__MATERIAL PROVIDED__.

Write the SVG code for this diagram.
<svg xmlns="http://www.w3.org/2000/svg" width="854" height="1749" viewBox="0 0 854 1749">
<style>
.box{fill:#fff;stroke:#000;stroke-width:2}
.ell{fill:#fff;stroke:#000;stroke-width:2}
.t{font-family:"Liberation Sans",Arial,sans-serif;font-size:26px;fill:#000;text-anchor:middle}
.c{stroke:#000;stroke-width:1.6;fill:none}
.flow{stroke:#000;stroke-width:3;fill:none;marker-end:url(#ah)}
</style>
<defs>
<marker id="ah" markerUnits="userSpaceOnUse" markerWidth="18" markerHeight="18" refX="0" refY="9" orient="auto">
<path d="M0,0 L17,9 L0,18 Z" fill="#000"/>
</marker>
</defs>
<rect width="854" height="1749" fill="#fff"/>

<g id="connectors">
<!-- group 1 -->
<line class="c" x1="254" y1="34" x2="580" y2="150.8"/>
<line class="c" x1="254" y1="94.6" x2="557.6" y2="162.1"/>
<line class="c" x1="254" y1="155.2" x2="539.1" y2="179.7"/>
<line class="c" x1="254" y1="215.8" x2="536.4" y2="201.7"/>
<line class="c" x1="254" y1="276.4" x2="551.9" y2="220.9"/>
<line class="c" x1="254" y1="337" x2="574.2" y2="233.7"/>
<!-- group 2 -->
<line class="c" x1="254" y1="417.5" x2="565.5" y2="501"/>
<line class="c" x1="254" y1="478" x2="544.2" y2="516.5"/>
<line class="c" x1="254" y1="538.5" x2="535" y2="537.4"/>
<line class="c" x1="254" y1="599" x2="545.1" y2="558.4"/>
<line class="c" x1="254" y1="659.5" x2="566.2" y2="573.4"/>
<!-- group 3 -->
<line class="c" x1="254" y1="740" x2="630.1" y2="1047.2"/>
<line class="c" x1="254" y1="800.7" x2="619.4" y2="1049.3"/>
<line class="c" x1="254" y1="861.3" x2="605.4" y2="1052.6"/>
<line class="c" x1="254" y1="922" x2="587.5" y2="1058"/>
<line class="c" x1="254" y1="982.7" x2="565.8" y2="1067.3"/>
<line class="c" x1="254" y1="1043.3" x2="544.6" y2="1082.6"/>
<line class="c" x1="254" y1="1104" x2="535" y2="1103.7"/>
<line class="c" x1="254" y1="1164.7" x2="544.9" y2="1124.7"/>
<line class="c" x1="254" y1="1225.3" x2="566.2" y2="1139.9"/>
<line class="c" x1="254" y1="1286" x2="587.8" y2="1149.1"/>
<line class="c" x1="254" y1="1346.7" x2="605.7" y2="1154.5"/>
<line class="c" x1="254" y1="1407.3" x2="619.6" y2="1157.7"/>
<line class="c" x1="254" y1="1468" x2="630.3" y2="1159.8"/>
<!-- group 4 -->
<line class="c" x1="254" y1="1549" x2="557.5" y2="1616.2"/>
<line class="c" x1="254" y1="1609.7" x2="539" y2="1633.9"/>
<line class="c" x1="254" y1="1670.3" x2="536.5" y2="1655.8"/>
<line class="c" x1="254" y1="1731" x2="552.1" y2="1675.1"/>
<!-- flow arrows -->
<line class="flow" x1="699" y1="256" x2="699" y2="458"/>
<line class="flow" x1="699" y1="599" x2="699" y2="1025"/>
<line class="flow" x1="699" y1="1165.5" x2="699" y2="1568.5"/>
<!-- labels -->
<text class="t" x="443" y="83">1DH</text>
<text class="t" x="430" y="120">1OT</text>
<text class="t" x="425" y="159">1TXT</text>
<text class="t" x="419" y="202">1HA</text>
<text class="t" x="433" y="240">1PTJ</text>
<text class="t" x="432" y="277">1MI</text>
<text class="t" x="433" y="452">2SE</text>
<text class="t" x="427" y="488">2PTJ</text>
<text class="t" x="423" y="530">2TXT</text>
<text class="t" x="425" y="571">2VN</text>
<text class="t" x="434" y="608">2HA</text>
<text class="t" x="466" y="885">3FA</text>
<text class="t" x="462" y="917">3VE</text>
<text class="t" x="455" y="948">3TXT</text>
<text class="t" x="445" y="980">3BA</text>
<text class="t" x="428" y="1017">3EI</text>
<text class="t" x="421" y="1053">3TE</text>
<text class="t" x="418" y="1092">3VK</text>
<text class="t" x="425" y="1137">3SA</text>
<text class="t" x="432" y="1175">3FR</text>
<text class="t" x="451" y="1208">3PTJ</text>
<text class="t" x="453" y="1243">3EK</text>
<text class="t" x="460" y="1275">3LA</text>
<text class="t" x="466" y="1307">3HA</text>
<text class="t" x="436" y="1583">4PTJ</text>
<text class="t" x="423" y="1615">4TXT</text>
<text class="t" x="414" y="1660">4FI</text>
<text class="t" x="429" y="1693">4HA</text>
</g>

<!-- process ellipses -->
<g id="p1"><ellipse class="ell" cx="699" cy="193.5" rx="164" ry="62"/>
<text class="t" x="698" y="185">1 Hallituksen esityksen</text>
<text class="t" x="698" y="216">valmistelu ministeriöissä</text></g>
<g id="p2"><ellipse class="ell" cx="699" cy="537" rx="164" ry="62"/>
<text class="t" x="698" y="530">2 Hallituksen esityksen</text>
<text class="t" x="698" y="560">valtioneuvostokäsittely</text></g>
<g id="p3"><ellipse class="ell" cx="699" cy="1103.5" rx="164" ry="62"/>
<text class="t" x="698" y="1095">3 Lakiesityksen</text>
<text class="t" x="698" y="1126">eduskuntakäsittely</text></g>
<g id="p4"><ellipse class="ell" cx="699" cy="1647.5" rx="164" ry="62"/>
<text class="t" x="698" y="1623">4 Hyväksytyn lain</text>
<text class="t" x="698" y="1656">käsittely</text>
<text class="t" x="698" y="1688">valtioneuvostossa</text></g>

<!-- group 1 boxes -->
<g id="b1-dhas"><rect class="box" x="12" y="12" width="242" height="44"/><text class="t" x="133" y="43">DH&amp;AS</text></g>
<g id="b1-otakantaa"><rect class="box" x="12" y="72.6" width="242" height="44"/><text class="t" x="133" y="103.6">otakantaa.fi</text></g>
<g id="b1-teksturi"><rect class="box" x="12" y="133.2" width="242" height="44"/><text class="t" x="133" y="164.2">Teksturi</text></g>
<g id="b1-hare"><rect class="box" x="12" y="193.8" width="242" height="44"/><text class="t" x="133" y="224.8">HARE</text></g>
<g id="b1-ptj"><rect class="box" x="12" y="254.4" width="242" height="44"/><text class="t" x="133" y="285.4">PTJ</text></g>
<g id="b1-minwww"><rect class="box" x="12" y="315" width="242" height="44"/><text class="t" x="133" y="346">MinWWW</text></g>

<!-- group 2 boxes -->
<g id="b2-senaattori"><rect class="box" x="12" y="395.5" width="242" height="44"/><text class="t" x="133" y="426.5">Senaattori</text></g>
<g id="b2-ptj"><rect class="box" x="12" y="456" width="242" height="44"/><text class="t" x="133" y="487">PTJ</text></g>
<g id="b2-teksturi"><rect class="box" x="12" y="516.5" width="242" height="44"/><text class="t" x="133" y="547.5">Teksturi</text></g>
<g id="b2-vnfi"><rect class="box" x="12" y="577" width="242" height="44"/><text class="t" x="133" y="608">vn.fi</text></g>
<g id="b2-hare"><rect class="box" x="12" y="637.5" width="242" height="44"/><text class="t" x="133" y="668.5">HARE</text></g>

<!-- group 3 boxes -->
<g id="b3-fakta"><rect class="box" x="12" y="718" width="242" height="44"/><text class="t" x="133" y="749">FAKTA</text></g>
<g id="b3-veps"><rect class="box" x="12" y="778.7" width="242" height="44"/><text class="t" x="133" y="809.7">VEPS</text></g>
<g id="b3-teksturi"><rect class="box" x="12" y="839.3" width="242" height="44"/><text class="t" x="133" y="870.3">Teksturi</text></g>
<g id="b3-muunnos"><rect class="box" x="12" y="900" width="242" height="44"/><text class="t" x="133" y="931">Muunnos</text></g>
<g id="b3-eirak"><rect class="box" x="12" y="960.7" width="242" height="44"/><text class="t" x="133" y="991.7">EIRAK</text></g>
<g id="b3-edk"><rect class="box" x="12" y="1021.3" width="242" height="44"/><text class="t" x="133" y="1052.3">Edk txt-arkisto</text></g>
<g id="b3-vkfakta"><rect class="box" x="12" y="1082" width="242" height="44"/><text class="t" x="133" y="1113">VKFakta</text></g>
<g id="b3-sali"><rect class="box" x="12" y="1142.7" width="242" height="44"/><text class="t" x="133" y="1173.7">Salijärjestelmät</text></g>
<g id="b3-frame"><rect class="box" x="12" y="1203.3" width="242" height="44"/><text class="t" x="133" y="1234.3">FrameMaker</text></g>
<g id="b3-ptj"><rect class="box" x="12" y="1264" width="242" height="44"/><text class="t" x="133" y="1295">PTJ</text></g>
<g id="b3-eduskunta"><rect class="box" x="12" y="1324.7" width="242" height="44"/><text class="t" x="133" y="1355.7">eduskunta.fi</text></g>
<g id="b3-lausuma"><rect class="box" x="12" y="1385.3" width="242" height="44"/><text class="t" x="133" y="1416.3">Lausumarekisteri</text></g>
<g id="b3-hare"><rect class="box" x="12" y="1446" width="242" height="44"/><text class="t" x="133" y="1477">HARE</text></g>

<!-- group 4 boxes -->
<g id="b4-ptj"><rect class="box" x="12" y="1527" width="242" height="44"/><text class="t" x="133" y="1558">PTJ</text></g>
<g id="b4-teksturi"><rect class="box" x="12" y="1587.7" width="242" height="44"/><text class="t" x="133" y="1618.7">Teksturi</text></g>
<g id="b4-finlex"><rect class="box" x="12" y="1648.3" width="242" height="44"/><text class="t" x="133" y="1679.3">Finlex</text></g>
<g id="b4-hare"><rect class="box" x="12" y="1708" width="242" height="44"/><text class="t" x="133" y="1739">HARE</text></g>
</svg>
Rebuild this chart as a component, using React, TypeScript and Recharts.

__TASK PROMPT__. From the records above, pull out every line containing the word "this".

__EXERCISE ANSWER__.
Write the SVG code for this diagram.
Rebuild this chart as a component, using React, TypeScript and Recharts.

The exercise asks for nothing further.